Jeremy Hunt’s speech came as two new reports were published which demonstrate the potential benefits to staff and patients of greater use of digital technology in the NHS.

A PwC study reviewing the potential benefits of better use of information and technology found that measures such more electronic prescribing and electronic patient records could improve care, allow health professionals to spend more time with patients and save billions.


Findings included:

  • A potential £4.4billion could be released to improve care by making better use of information and technology.

The report highlighted findings of NHS studies that demonstrated the benefits of effective use of information and technology. For example:

  • The Royal National Orthopaedic Hospital conducted a trial of a system that asks spinal surgery patients to record their progress on an iPad while in hospital, then at home through an online system after being discharged. This created an estimated 300 new outpatient appointment slots per consultant surgeon per year - so they could spend more time with more patients. 95 per cent of patients preferred the new online process to the traditional pen and paper method;

  • Royal Liverpool and Broadgreen Hospitals Trust trialled a computerised paperless system on its haematology and dermatology wards. This meant that professionals could see GP referral letters, letters from clinics, test orders and X-rays. They found that they could save half an hour in a three and a half to four hour clinic.

  • Doncaster and Bassetlaw Hospitals brought in an electronic prescribing system which meant that the accuracy of prescriptions was radically increased and they estimated the system could reduce potential adverse reactions to drugs by up to 60 per cent

A National Mobile Health Worker report, also published today, was a pilot study on introducing laptops at 11 NHS sites. The benefits found included:

  • North Tees and Hartlepool Foundation Trust found each clinician could save as much as £889 per year by reducing unnecessary journeys.
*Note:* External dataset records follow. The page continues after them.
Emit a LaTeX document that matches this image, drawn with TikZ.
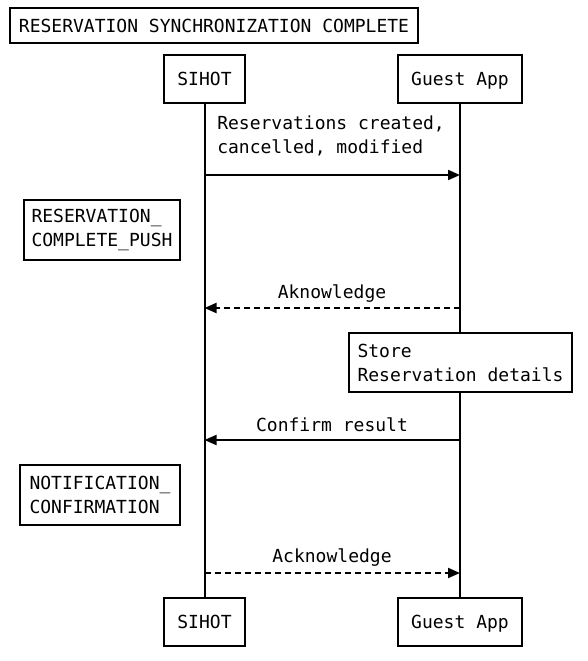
\documentclass[tikz,border=0pt]{standalone}
\usepackage{fontspec}
\setmainfont{DejaVu Sans Mono}
\usetikzlibrary{arrows.meta}
\begin{document}
\begin{tikzpicture}[x=0.75pt,y=-0.75pt,
  every node/.style={font=\fontsize{13.5}{18}\selectfont},
  box/.style={draw=black,line width=1.5pt,fill=white,inner sep=0pt,align=left},
  one/.style={text height=10pt,text depth=0pt},
  life/.style={line width=1.5pt},
  msg/.style={line width=1.5pt,-{Triangle[length=9pt,width=7.5pt]}},
  dmsg/.style={msg,dash pattern=on 4.5pt off 3pt},
  lbl/.style={inner sep=0pt,align=left}]
\useasboundingbox (0,0) rectangle (588,661);
\fill[white] (0,0) rectangle (588,661);
% title
\node[box,one,minimum width=306pt,minimum height=26.25pt] (title) at (214,25.5) {RESERVATION SYNCHRONIZATION COMPLETE};
% participants
\node[box,one,minimum width=60.75pt,minimum height=36pt] (s1) at (204.5,79) {SIHOT};
\node[box,one,minimum width=93pt,minimum height=36pt] (g1) at (460,79) {Guest App};
\node[box,one,minimum width=60.75pt,minimum height=36pt] (s2) at (204.5,622) {SIHOT};
\node[box,one,minimum width=93pt,minimum height=36pt] (g2) at (460,622) {Guest App};
% lifelines
\draw[life] (s1.south) -- (s2.north);
\draw[life] (g1.south) -- (g2.north);
% store box (over lifeline)
\node[box,minimum width=167.25pt,minimum height=44.25pt] (store) at (460.5,362.5) {Store\\Reservation details};
% notes
\node[box,minimum width=117pt,minimum height=45pt] (n1) at (102,230) {RESERVATION\_\\COMPLETE\_PUSH};
\node[box,minimum width=120pt,minimum height=45pt] (n2) at (100,495) {NOTIFICATION\_\\CONFIRMATION};
% message coordinates
\coordinate (a1) at (s1.south |- 0,175);
\coordinate (b1) at (g1.south |- 0,175);
\coordinate (a2) at (s1.south |- 0,308);
\coordinate (b2) at (g1.south |- 0,308);
\coordinate (a3) at (s1.south |- 0,440);
\coordinate (b3) at (g1.south |- 0,440);
\coordinate (a4) at (s1.south |- 0,573);
\coordinate (b4) at (g1.south |- 0,573);
% messages
\draw[msg] (a1) -- (b1);
\node[lbl,anchor=west] (l1) at (217,136) {Reservations created,\\cancelled, modified};
\draw[dmsg] (b2) -- (a2);
\node[lbl] (l2) at (332,294) {Aknowledge};
\draw[msg] (b3) -- (a3);
\node[lbl] (l3) at (332,425) {Confirm result};
\draw[dmsg] (a4) -- (b4);
\node[lbl] (l4) at (332,558) {Acknowledge};
\end{tikzpicture}
\end{document}
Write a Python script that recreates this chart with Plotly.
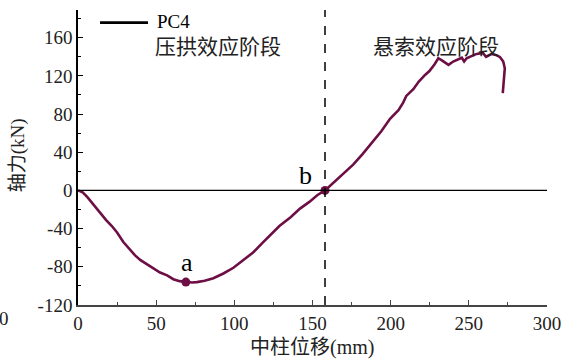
import plotly.graph_objects as go

# Data
disp = [0, 3, 6, 10, 14, 18, 21.5, 25, 29, 33, 36.5, 40, 44, 48, 52.5, 57, 61, 65, 69, 73, 76,
        81, 86.6, 93, 99.4, 106, 112, 118, 125, 129, 136, 142, 148, 153, 158, 162, 165.5, 170,
        176, 182, 188, 194, 199.6, 202, 205, 208, 210, 214.5, 218, 222, 224.8, 228, 230.5, 233,
        237, 240, 243, 245.5, 247, 248.6, 252, 255, 259, 261, 264.7, 268, 270, 272, 273, 272.5, 271.7]
force = [0, -2, -7, -15, -24, -31, -37, -44, -54, -62, -68, -73, -77, -81, -86, -89, -93, -95, -96, -96.5, -96,
         -94.5, -92, -87, -81, -73, -65, -55, -44, -37, -28, -19, -12, -5, 0, 6, 11, 17,
         27, 38, 50, 62, 75, 79, 84, 92, 99, 106, 114, 121, 125, 132, 138.5, 136,
         131.5, 135, 137.5, 139, 135, 138.5, 141, 143, 144, 140, 143, 141.5, 139.5, 135, 128, 115, 102]

point_x = [69, 158]
point_y = [-96, 0]
point_labels = ["a", "b"]
label_x = [69.7, 145.2]
label_y = [-75, 16]

x_ticks = [0, 50, 100, 150, 200, 250, 300]
y_ticks = [-120, -80, -40, 0, 40, 80, 120, 160]
y_tick_text = ["-120", "-80", "-40", "0", "40", "80", "120", "160"]

series_name = "PC4"
stage1 = "压拱效应阶段"
stage2 = "悬索效应阶段"

line_color = "#6d0f45"
serif = "Liberation Serif"
mixed = "Liberation Serif, Noto Sans CJK SC"
cjk = "Noto Sans CJK SC"

fig = go.Figure()
fig.add_trace(go.Scatter(x=disp, y=force, mode="lines",
                         line=dict(color=line_color, width=2.6), showlegend=False))
fig.add_trace(go.Scatter(x=point_x, y=point_y, mode="markers",
                         marker=dict(color=line_color, size=9), showlegend=False))

# zero line
fig.add_shape(type="line", x0=0, x1=300, y0=0, y1=0, xref="x", yref="y",
              line=dict(color="black", width=1.2))
# dashed divider
fig.add_shape(type="line", x0=158, x1=158, y0=0, y1=1, xref="x", yref="paper",
              line=dict(color="black", width=1.5, dash="dash"))
# legend sample line
fig.add_shape(type="line", x0=14.1, x1=44.8, y0=175.8, y1=175.8, xref="x", yref="y",
              line=dict(color="black", width=2.6))

ann = []
ann.append(dict(x=49.3, y=176.5, text=series_name, xanchor="left", yanchor="middle",
                showarrow=False, font=dict(family=serif, size=19, color="black")))
ann.append(dict(x=48.0, y=152.0, text=stage1, xanchor="left", yanchor="middle",
                showarrow=False, font=dict(family=cjk, size=21, color="#222")))
ann.append(dict(x=187.5, y=152.0, text=stage2, xanchor="left", yanchor="middle",
                showarrow=False, font=dict(family=cjk, size=21, color="#222")))
for lx, ly, t in zip(label_x, label_y, point_labels):
    ann.append(dict(x=lx, y=ly, text=t, xanchor="center", yanchor="middle",
                    showarrow=False, font=dict(family=serif, size=26, color="black")))
# axis titles
ann.append(dict(x=-0.128, y=36.8, xref="paper", yref="y", text="轴力(kN)", textangle=-90,
                xanchor="center", yanchor="middle", showarrow=False,
                font=dict(family=mixed, size=19, color="#222")))
ann.append(dict(x=(312 - 78) / 469, y=-0.145, xref="paper", yref="paper", text="中柱位移(mm)",
                xanchor="center", yanchor="middle", showarrow=False,
                font=dict(family=mixed, size=20, color="#222")))
# stray tick label at far left
ann.append(dict(x=(4 - 78) / 469, y=-0.045, xref="paper", yref="paper", text="0",
                xanchor="center", yanchor="middle", showarrow=False,
                font=dict(family=serif, size=19, color="#222")))

fig.update_layout(
    width=572, height=363,
    margin=dict(l=78, r=25, t=10, b=58),
    paper_bgcolor="white", plot_bgcolor="white",
    annotations=ann,
    showlegend=False,
    xaxis=dict(range=[0, 300], tickvals=x_ticks, ticks="inside", ticklen=5,
               tickcolor="#444", showline=True, linecolor="#444", linewidth=1.5,
               showgrid=False, zeroline=False,
               minor=dict(dtick=25, ticks="inside", ticklen=3, tickcolor="#444"),
               tickfont=dict(family=serif, size=19, color="#222")),
    yaxis=dict(range=[-120, 189], tickvals=y_ticks, ticktext=y_tick_text,
               ticks="inside", ticklen=5,
               tickcolor="black", showline=True, linecolor="black", linewidth=1.5,
               showgrid=False, zeroline=False,
               minor=dict(dtick=20, ticks="inside", ticklen=3, tickcolor="black"),
               tickfont=dict(family=serif, size=19, color="#222")),
)

fig.write_html("out.html", config={"displayModeBar": False},
               post_script="document.body.style.margin='0';")
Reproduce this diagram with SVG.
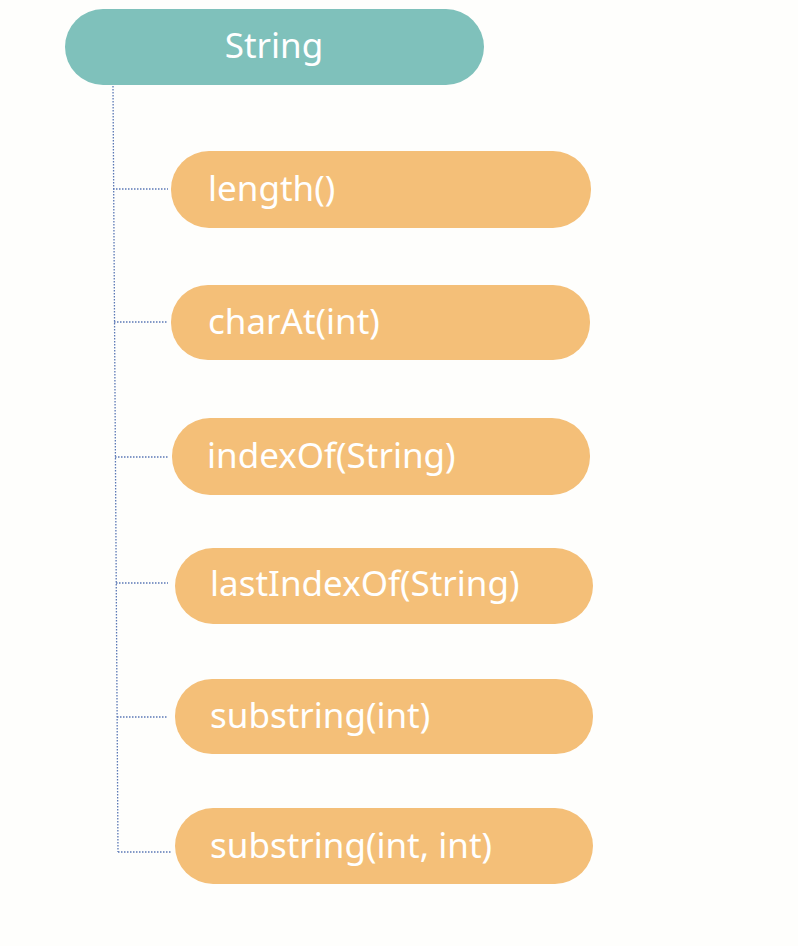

The mileage that staff normally clocked up from driving to and from hospital in between visits fell, because health workers could log patient information on the laptop.

  • John Taylor Hospice near Birmingham found that using laptops more than doubled the amount of time clinicians could spend with patients.

  • Clinicians also found the number of ‘No Access’ cases - where they visited a patient’s home and were unable to gain access because they did not know the secure key code - reduced significantly, as they were able to verify the code on the laptop. The study found NHS Northampton could save as much as £978 from No Access visits per clinician, per year.

The Government recently announced it would be making £100 million available to NHS nurses and midwives to spend on new technology. The question is are hospitals equipped for the digital era of going paperless and beyond that. Hospitals need to insure a smooth transition into the digital era and in some cases the infrastructure to host digital technology needs to reflect future progressions as well as "going paperless", as much as savings go we need to utilise that saving, investment for a solid digital infrastructure is more necessary than even and this can vary from mobile phones to AIO computing and mobile workstations all this needs to be well though out.